Divorce can change almost every part of daily life. It can affect where you live, how you parent, how you spend your time, how you manage money, and how you picture the future. Even when divorce is the right decision, it can still bring grief, uncertainty, and a deep sense of disruption. One of the hardest parts of divorce is that it does not only change your relationship status. It can also change your sense of identity. Many people find themselves asking, “Who am I now?” or “What does life look like from here?” Those questions can feel overwhelming at first, but they can also become the beginning of a meaningful new chapter. Reclaiming your identity after divorce is not about pretending everything is fine. It is about slowly reconnecting with yourself, your values, your confidence, and the life you want to build moving forward.
Divorce and the Loss of Familiar Identity
During a marriage, identity often becomes intertwined with roles and routines. You may have been a spouse, a co-parent, a homeowner, a financial partner, or the person who managed certain family responsibilities. You may have built traditions, friendships, and plans around the structure of that relationship.

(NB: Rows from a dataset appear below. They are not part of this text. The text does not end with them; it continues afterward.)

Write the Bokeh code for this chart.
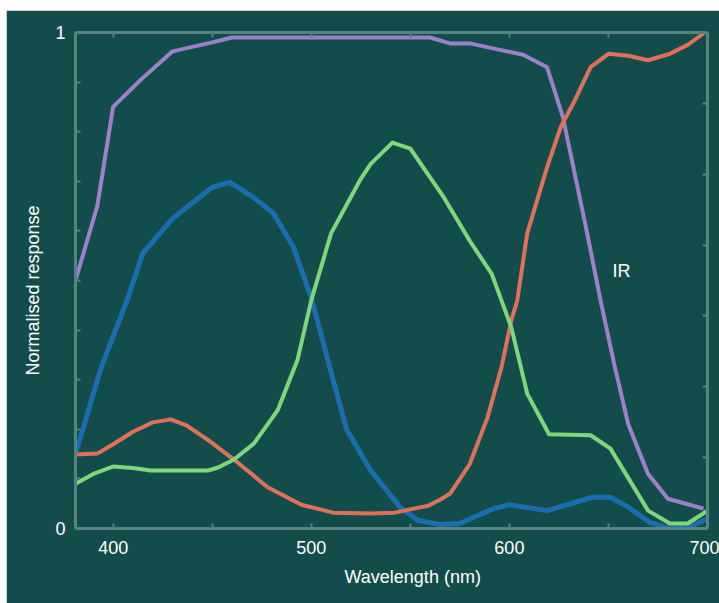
from bokeh.plotting import figure
from bokeh.models import LinearAxis, FixedTicker, Label, Range1d, Title
from bokeh.embed import file_html
from bokeh.resources import INLINE

# ---- data ----
purple_wl = [381, 392, 400, 414, 430, 450, 460, 560, 570, 580, 607, 619, 627, 639, 646, 653, 660, 670, 680, 698]
purple_v = [0.50, 0.65, 0.85, 0.905, 0.962, 0.98, 0.99, 0.99, 0.978, 0.978, 0.955, 0.93, 0.83, 0.60, 0.46, 0.33, 0.21, 0.11, 0.06, 0.04]

blue_wl = [381, 394, 407, 415, 430, 450, 459, 471, 481, 491, 500, 511, 518, 530, 545, 554, 565, 575, 592, 600, 619, 642, 651, 660, 671, 681, 692, 700]
blue_v = [0.15, 0.325, 0.46, 0.555, 0.625, 0.688, 0.698, 0.667, 0.635, 0.567, 0.466, 0.3, 0.198, 0.117, 0.042, 0.016, 0.008, 0.01, 0.04, 0.048, 0.036, 0.063, 0.063, 0.043, 0.012, 0.0, 0.005, 0.02]

red_wl = [381, 392, 400, 410, 420, 429, 437, 448, 461, 478, 495, 505, 511, 530, 542, 559, 565, 570, 580, 589, 596, 601, 604, 609, 619, 626, 633, 641, 650, 660, 670, 681, 690, 698]
red_v = [0.149, 0.151, 0.17, 0.195, 0.214, 0.22, 0.208, 0.178, 0.139, 0.083, 0.048, 0.038, 0.032, 0.03, 0.032, 0.046, 0.058, 0.07, 0.13, 0.224, 0.325, 0.42, 0.46, 0.595, 0.728, 0.81, 0.863, 0.93, 0.957, 0.953, 0.944, 0.957, 0.975, 0.998]

green_wl = [381, 390, 400, 410, 419, 448, 453, 461, 471, 483, 493, 500, 510, 525, 530, 541, 550, 567, 580, 591, 596, 601, 609, 620, 641, 651, 670, 681, 690, 700]
green_v = [0.09, 0.11, 0.125, 0.122, 0.117, 0.117, 0.123, 0.139, 0.171, 0.238, 0.339, 0.46, 0.595, 0.705, 0.735, 0.778, 0.766, 0.667, 0.58, 0.514, 0.46, 0.405, 0.272, 0.19, 0.188, 0.161, 0.036, 0.01, 0.01, 0.036]

x_ticks = [400, 450, 500, 550, 600, 650, 700]
x_tick_labels = {400: "400", 450: "", 500: "500", 550: "", 600: "600", 650: "", 700: "700"}
y_ticks = [i / 10 for i in range(11)]
y_tick_text = ["0"] + [""] * 9 + ["1"]
right_ticks = [i / 7 for i in range(8)]

x_title = "Wavelength (nm)"
y_title = "Normalised response"
ir_text = "IR"

# ---- style ----
BG = "#134d4b"
AX = "#55847f"
FONT = "Liberation Sans"
FS = "18px"

p = figure(width=713, height=593, output_backend="svg", toolbar_location=None,
           x_range=Range1d(381, 700), y_range=Range1d(0, 1),
           min_border_left=69, min_border_right=12, min_border_top=22, min_border_bottom=75,
           x_axis_location=None, y_axis_location=None)
p.styles = {"margin-top": "10px", "margin-left": "6px"}
p.background_fill_color = BG
p.border_fill_color = BG
p.outline_line_color = None
p.xgrid.visible = False
p.ygrid.visible = False


def style_axis(ax, labels=True):
    ax.axis_line_color = AX
    ax.axis_line_width = 3
    ax.major_tick_line_color = AX
    ax.major_tick_line_width = 2
    ax.major_tick_in = 5
    ax.major_tick_out = 0
    ax.minor_tick_line_color = None
    ax.major_label_text_color = "white" if labels else None
    ax.major_label_text_font = FONT
    ax.major_label_text_font_size = FS


bottom = LinearAxis(ticker=FixedTicker(ticks=x_ticks))
bottom.major_label_overrides = x_tick_labels
style_axis(bottom)
bottom.major_label_standoff = 12
p.add_layout(bottom, "below")

top = LinearAxis(ticker=FixedTicker(ticks=x_ticks))
style_axis(top, labels=False)
p.add_layout(top, "above")

left = LinearAxis(ticker=FixedTicker(ticks=y_ticks))
left.major_label_overrides = {k: v for k, v in zip(y_ticks, y_tick_text)}
style_axis(left)
left.major_label_standoff = 10
p.add_layout(left, "left")

right = LinearAxis(ticker=FixedTicker(ticks=right_ticks))
style_axis(right, labels=False)
p.add_layout(right, "right")

p.line(purple_wl, purple_v, line_color="#9d80c8", line_width=4, line_join="round")
p.line(blue_wl, blue_v, line_color="#1c6db0", line_width=5, line_join="round")
p.line(red_wl, red_v, line_color="#e0705a", line_width=4, line_join="round")
p.line(green_wl, green_v, line_color="#80d77b", line_width=4, line_join="round")

p.add_layout(Label(x=652, y=0.52, text=ir_text, text_color="white", text_font=FONT,
                   text_font_size=FS, text_align="left", text_baseline="middle"))

xt = Title(text=x_title, align="left", offset=269, text_color="white", text_font=FONT,
           text_font_size=FS, text_font_style="normal", standoff=16)
p.add_layout(xt, "below")
yt = Title(text=y_title, align="left", offset=153, text_color="white", text_font=FONT,
           text_font_size=FS, text_font_style="normal", standoff=19)
p.add_layout(yt, "left")

open("out.html", "w").write(file_html(p, INLINE))
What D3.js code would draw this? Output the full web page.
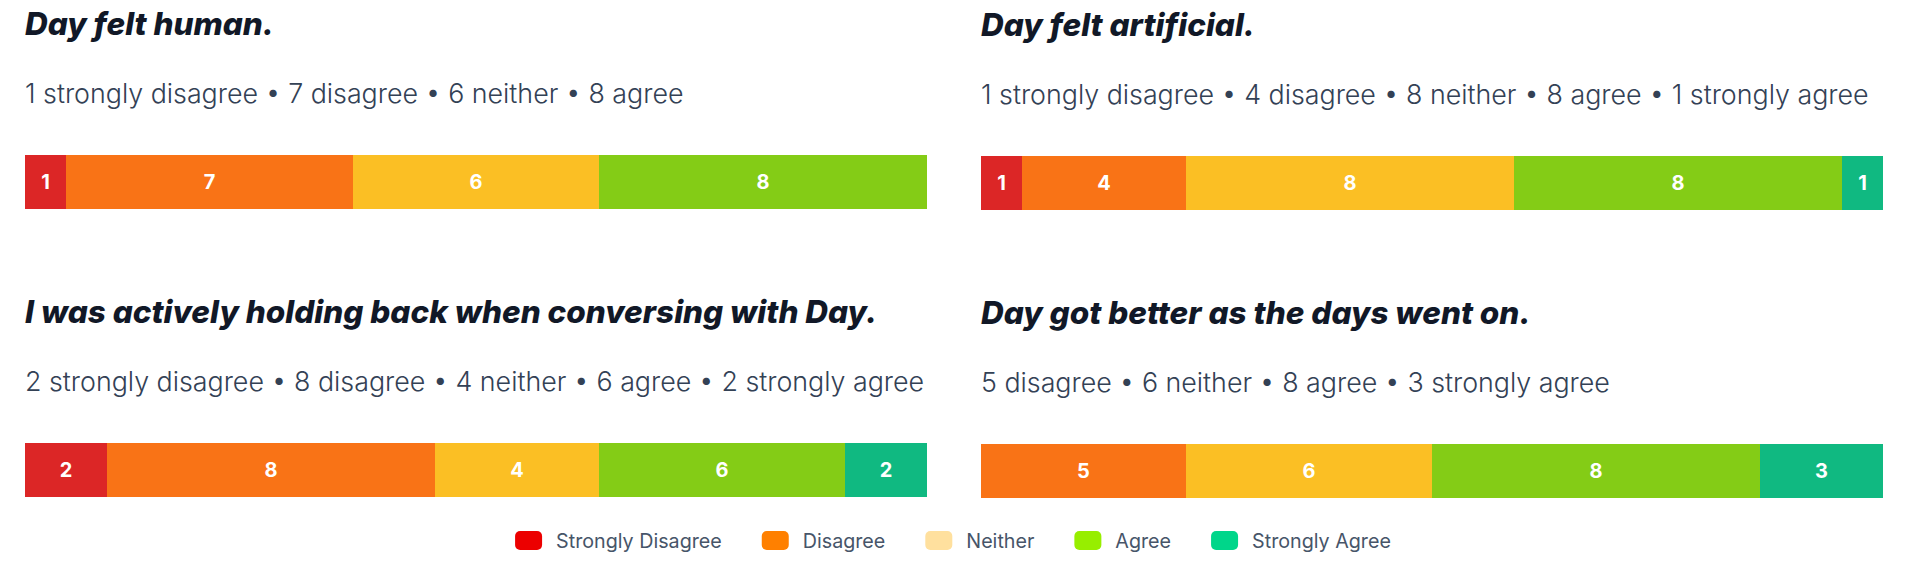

When the marriage ends, those roles may shift all at once. Even small changes can feel significant. You may now be parenting in two households, managing finances differently, making decisions alone, or adjusting to a new home environment. It is normal to feel unsettled during this transition. Divorce can also bring emotional questions. Some people feel relief. Some feel sadness. Some feel guilt, anger, fear, or even hope. Many feel several of these things at the same time. There is no single “right” way to feel after divorce. A helpful starting point is to give yourself permission to acknowledge the change. You do not have to rush into a new identity immediately. Sometimes the first step is simply recognizing that the old version of life has changed and that you are allowed to take time figuring out what comes next.
Confidence Is Rebuilt in Small Choices
After divorce, confidence rarely returns all at once. It is usually rebuilt through small, steady choices. Each time you make a decision, follow through on a routine, ask for help, or handle a difficult moment, you remind yourself that you are capable. This might look like creating a new morning routine, learning how to manage a household task that someone else used to handle, setting a boundary with your former spouse, or making one financial decision with more clarity than fear. These small actions matter. Books like Atomic Habits by James Clear are helpful reminders that change often happens through small, repeatable habits rather than dramatic transformation. You do not have to reinvent your entire life overnight. You can begin with one habit that supports the person you are becoming.
That habit might be reviewing your calendar every Sunday night, taking a walk before responding to stressful messages, preparing lunches the night before, or setting aside time each week to organize paperwork. These may not seem life-changing, but over time, they create stability. Stability builds confidence.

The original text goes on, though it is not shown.